Wednesday, May 7, 2008

Teacher Appreciation Week

Apparently this is Teacher Appreciation Week - far be it from me to question what I hear on the radio, so we'll go with it. The station imparting this knowledge had listeners calling in to talk about their favorite teacher - I'll skip the phone call and just write it down here.

My best-teacher-of-all-time-award goes to Don Mellor: 10th grade English and 12th grade Political Geography. 10th grade was my first year at private school; bored out of my wits in public school, I begged and wheedled until my mother gave in and enrolled me in Northwood. The first day in English, we were given a stack of paperbacks - our reading for the year. That night at home I cried, going over those books one by one - handling them, reading a page or two of each. I couldn't believe someone wanted me to read all of these. We were going to discuss them in class, give our opinions, write about them, be tested on them. I know this sounds silly, but no one had ever asked this of me before. I'd been reading voraciously since I was 5, but no one ever intimated that this was anything other than an admirable hobby. Now it was going to be so much more than that: I was floored. Through that year, Mr. Mellor taught us how to talk about books, how to write about them, and how to love them - not just as intelligent diversions but as works of art, as beauty. I've never read a book the same way again.

The following year I didn't have Mr. Mellor for class, but instead got myself into trouble and encountered him as Dean of Students (or as we called him, Dean of Discipline). He was, as always, fair and honest, and expected the same from all of us sinners. I (for once) was honest, and I've never felt so forgiven by another human being as I did when I left that classroom after "my turn to go talk to Mr. Mellor." I did my time on probation, raking leaves and washing dishes, and never got in trouble again at school.

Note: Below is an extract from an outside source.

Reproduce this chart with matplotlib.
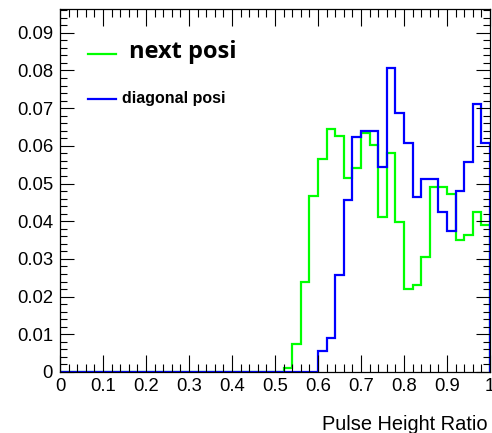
import numpy as np
import matplotlib
matplotlib.use("Agg")
import matplotlib.pyplot as plt
from matplotlib.ticker import MultipleLocator, FuncFormatter

# histogramas: 50 bins de 0 a 1
bordas = np.linspace(0, 1, 51)

next_posi = [0, 0, 0, 0, 0, 0, 0, 0, 0, 0,
             0, 0, 0, 0, 0, 0, 0, 0, 0, 0,
             0, 0, 0, 0, 0, 0, 0.0011, 0.0074, 0.024, 0.0467,
             0.0566, 0.0645, 0.0626, 0.0515, 0.054, 0.0633, 0.0601, 0.0412, 0.0582, 0.0399,
             0.0219, 0.0231, 0.0306, 0.0491, 0.0491, 0.0471, 0.035, 0.0363, 0.0424, 0.039]

diagonal_posi = [0, 0, 0, 0, 0, 0, 0, 0, 0, 0,
                 0, 0, 0, 0, 0, 0, 0, 0, 0, 0,
                 0, 0, 0, 0, 0, 0, 0, 0, 0, 0,
                 0.0056, 0.0089, 0.0257, 0.0456, 0.0624, 0.064, 0.064, 0.0543, 0.0806, 0.0688,
                 0.0608, 0.0463, 0.0512, 0.0512, 0.0424, 0.0375, 0.0481, 0.0558, 0.0711, 0.0607]

plt.rcParams['font.family'] = ['Liberation Sans', 'DejaVu Sans']

fig = plt.figure(figsize=(4.92, 4.33), dpi=100)
ax = fig.add_axes([60/492, 61/433, 430/492, 363/433])

ax.stairs(next_posi, bordas, color='#00ff00', lw=1.6, baseline=0)
ax.stairs(diagonal_posi, bordas, color='#0000ff', lw=1.6, baseline=0)

ax.set_xlim(0, 1)
ax.set_ylim(0, 0.0963)

ax.xaxis.set_major_locator(MultipleLocator(0.1))
ax.xaxis.set_minor_locator(MultipleLocator(0.02))
ax.yaxis.set_major_locator(MultipleLocator(0.01))
ax.yaxis.set_minor_locator(MultipleLocator(0.002))
fmt = FuncFormatter(lambda v, p: "0" if abs(v) < 1e-9 else "{:g}".format(round(v, 3)))
ax.xaxis.set_major_formatter(fmt)
ax.yaxis.set_major_formatter(fmt)

ax.tick_params(which='both', direction='in', top=True, right=True, labelsize=13.3, width=0.8)
ax.tick_params(which='major', length=12)
ax.tick_params(which='minor', length=6)
ax.tick_params(axis='x', which='major', pad=4.5)
ax.tick_params(axis='y', which='major', length=10, pad=5)
ax.tick_params(axis='y', which='minor', length=5)

for s in ax.spines.values():
    s.set_linewidth(0.9)

# titulo do eixo x
fig.text(322/492, 1-430/433, "Pulse Height Ratio", fontsize=14.4, ha='left', va='baseline')

# legenda manual
fig.add_artist(plt.Line2D([88/492, 116/492], [1-54/433, 1-54/433], color='#00ff00', lw=1.6))
fig.add_artist(plt.Line2D([88/492, 116/492], [1-99/433, 1-99/433], color='#0000ff', lw=1.6))
fig.text(129/492, 1-52/433, "next posi", fontsize=17, fontweight='bold',
         family='Open Sans', va='center', ha='left')
fig.text(122/492, 1-99/433, "diagonal posi", fontsize=11.5, fontweight='bold',
         va='center', ha='left')

fig.savefig("out.png", dpi=100)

My last year at school I took Political Geography (which, along with French 4, helped me to escape both Physics and Calculus - whee!). Again, Mr. Mellor was wonderful teacher. He taught less and guided more; he helped us bring out our own opinions, question them, and then write and speak about them intelligently. As a 17 year old, it is so important when an adult takes you and your opinions about the grown up world you are about to enter seriously. Mr. Mellor treated all of us with respect; he never allowed grown up cynicism to sneak in and ruin our idealism. He didn't leave us all believing in pie in the sky, either, but he never once made me feel that I had no idea what I was talking about, or that I didn't have a right to be passionate about an issue that moved me.

Thank you, Mr. Mellor. You were to me what a teacher should be. You demanded intergrity and good scholarship, you taught and you guided and you cared. Thank you.